[Supplied material start]

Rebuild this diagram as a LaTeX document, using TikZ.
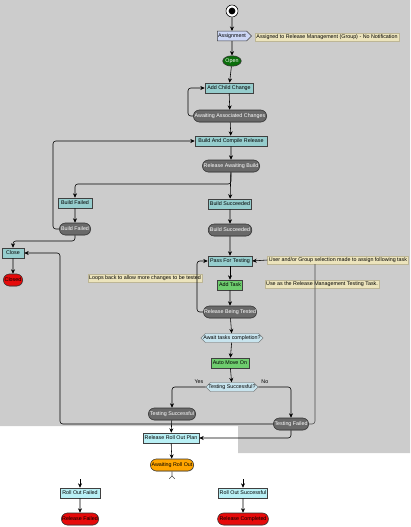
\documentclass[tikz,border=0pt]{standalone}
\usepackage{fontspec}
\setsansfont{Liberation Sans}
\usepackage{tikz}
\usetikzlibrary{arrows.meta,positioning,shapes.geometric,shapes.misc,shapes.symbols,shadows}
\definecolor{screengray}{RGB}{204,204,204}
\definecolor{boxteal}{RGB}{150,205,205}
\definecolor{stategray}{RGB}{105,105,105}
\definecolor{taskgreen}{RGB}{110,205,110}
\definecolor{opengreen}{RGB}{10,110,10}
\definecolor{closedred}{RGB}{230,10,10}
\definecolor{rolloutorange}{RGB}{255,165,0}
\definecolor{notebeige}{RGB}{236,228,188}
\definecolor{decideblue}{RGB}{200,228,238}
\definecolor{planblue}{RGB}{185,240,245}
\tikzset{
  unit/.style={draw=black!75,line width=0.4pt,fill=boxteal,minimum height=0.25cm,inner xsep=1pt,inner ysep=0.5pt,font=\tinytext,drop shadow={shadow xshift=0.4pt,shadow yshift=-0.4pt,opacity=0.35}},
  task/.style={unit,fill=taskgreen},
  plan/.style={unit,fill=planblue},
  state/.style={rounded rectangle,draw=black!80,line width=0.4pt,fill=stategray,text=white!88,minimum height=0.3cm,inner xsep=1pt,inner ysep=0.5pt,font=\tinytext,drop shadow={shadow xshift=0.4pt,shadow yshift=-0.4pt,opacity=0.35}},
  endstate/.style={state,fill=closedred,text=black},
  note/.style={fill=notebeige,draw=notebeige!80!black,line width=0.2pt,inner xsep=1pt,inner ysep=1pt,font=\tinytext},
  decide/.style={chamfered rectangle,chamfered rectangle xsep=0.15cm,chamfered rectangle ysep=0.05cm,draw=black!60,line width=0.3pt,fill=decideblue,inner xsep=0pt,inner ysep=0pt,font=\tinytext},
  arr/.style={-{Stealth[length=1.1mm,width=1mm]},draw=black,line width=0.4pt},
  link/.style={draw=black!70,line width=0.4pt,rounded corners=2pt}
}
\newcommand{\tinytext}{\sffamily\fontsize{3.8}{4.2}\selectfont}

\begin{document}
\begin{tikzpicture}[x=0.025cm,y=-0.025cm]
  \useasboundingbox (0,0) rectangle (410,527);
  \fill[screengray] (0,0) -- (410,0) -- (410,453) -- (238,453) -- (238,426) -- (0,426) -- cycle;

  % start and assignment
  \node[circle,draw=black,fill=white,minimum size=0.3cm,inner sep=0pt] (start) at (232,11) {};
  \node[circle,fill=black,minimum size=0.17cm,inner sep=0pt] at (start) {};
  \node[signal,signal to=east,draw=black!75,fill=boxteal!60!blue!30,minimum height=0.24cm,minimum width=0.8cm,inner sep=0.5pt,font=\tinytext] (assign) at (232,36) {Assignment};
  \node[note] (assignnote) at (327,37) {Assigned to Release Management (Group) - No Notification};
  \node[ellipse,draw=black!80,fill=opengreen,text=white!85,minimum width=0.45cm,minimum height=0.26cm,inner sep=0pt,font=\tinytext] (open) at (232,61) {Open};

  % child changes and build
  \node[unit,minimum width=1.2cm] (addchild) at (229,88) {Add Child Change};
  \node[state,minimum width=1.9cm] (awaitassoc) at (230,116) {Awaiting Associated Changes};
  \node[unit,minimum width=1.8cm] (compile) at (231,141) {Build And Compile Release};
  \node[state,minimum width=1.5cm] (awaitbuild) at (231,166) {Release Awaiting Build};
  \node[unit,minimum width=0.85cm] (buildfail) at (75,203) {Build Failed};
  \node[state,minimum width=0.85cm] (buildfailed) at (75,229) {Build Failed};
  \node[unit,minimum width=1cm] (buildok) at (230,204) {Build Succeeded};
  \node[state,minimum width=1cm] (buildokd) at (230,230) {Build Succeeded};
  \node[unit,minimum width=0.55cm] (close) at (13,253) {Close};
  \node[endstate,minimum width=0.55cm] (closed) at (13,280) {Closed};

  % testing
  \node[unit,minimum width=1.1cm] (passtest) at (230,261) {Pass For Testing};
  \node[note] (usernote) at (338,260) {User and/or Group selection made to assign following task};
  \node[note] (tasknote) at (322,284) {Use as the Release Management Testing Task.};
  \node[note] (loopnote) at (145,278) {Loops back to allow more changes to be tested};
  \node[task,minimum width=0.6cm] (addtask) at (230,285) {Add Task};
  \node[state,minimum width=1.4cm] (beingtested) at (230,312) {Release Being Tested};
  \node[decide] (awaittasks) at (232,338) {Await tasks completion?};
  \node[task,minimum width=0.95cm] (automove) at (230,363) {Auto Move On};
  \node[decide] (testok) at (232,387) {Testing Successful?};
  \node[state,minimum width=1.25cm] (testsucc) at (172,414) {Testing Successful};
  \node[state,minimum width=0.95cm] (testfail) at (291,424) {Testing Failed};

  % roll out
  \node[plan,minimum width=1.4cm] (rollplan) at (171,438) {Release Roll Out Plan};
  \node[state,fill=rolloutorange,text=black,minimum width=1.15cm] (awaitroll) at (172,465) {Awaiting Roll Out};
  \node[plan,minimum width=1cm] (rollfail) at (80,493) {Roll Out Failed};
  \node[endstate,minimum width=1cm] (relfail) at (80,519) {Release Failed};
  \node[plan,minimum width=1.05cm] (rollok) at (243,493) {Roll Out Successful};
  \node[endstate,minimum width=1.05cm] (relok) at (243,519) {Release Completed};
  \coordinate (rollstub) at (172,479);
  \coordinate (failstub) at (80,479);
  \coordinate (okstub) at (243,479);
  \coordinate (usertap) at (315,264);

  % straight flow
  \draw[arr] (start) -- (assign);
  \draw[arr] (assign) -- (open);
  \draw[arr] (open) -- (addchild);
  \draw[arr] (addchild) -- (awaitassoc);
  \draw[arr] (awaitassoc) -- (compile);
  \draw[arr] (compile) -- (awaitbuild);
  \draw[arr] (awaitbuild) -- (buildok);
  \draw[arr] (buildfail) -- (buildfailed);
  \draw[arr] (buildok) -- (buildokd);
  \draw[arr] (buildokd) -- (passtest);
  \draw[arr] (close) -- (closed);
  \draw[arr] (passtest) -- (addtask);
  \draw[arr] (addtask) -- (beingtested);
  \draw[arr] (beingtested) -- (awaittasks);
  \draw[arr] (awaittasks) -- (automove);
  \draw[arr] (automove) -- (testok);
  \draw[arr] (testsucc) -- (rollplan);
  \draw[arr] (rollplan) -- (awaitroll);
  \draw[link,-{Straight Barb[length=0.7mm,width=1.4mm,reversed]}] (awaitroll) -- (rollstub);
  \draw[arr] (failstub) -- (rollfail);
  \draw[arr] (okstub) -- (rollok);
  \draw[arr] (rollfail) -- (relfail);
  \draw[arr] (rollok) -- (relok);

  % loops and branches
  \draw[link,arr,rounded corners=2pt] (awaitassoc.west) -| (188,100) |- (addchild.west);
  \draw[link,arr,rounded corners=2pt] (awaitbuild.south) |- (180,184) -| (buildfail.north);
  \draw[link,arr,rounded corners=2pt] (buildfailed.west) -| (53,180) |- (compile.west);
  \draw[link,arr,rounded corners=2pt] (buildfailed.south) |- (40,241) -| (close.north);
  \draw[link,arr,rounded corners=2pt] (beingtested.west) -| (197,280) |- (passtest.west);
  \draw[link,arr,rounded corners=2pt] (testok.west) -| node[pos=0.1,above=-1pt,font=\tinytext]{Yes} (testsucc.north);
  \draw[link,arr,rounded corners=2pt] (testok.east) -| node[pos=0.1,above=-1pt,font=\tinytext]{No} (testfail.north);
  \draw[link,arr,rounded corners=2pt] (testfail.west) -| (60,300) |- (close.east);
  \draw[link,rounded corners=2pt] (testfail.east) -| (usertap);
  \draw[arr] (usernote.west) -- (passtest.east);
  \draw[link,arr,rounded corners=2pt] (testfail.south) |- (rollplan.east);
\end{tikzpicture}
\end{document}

[Supplied material end]

Work required:
Repeat only what lies between the start of the data and the end of the line containing "(0,426) -- cycle;", exactly, with pictures left out.

Solution for this problem:
Rebuild this diagram as a LaTeX document, using TikZ.
\documentclass[tikz,border=0pt]{standalone}
\usepackage{fontspec}
\setsansfont{Liberation Sans}
\usepackage{tikz}
\usetikzlibrary{arrows.meta,positioning,shapes.geometric,shapes.misc,shapes.symbols,shadows}
\definecolor{screengray}{RGB}{204,204,204}
\definecolor{boxteal}{RGB}{150,205,205}
\definecolor{stategray}{RGB}{105,105,105}
\definecolor{taskgreen}{RGB}{110,205,110}
\definecolor{opengreen}{RGB}{10,110,10}
\definecolor{closedred}{RGB}{230,10,10}
\definecolor{rolloutorange}{RGB}{255,165,0}
\definecolor{notebeige}{RGB}{236,228,188}
\definecolor{decideblue}{RGB}{200,228,238}
\definecolor{planblue}{RGB}{185,240,245}
\tikzset{
  unit/.style={draw=black!75,line width=0.4pt,fill=boxteal,minimum height=0.25cm,inner xsep=1pt,inner ysep=0.5pt,font=\tinytext,drop shadow={shadow xshift=0.4pt,shadow yshift=-0.4pt,opacity=0.35}},
  task/.style={unit,fill=taskgreen},
  plan/.style={unit,fill=planblue},
  state/.style={rounded rectangle,draw=black!80,line width=0.4pt,fill=stategray,text=white!88,minimum height=0.3cm,inner xsep=1pt,inner ysep=0.5pt,font=\tinytext,drop shadow={shadow xshift=0.4pt,shadow yshift=-0.4pt,opacity=0.35}},
  endstate/.style={state,fill=closedred,text=black},
  note/.style={fill=notebeige,draw=notebeige!80!black,line width=0.2pt,inner xsep=1pt,inner ysep=1pt,font=\tinytext},
  decide/.style={chamfered rectangle,chamfered rectangle xsep=0.15cm,chamfered rectangle ysep=0.05cm,draw=black!60,line width=0.3pt,fill=decideblue,inner xsep=0pt,inner ysep=0pt,font=\tinytext},
  arr/.style={-{Stealth[length=1.1mm,width=1mm]},draw=black,line width=0.4pt},
  link/.style={draw=black!70,line width=0.4pt,rounded corners=2pt}
}
\newcommand{\tinytext}{\sffamily\fontsize{3.8}{4.2}\selectfont}

\begin{document}
\begin{tikzpicture}[x=0.025cm,y=-0.025cm]
  \useasboundingbox (0,0) rectangle (410,527);
  \fill[screengray] (0,0) -- (410,0) -- (410,453) -- (238,453) -- (238,426) -- (0,426) -- cycle;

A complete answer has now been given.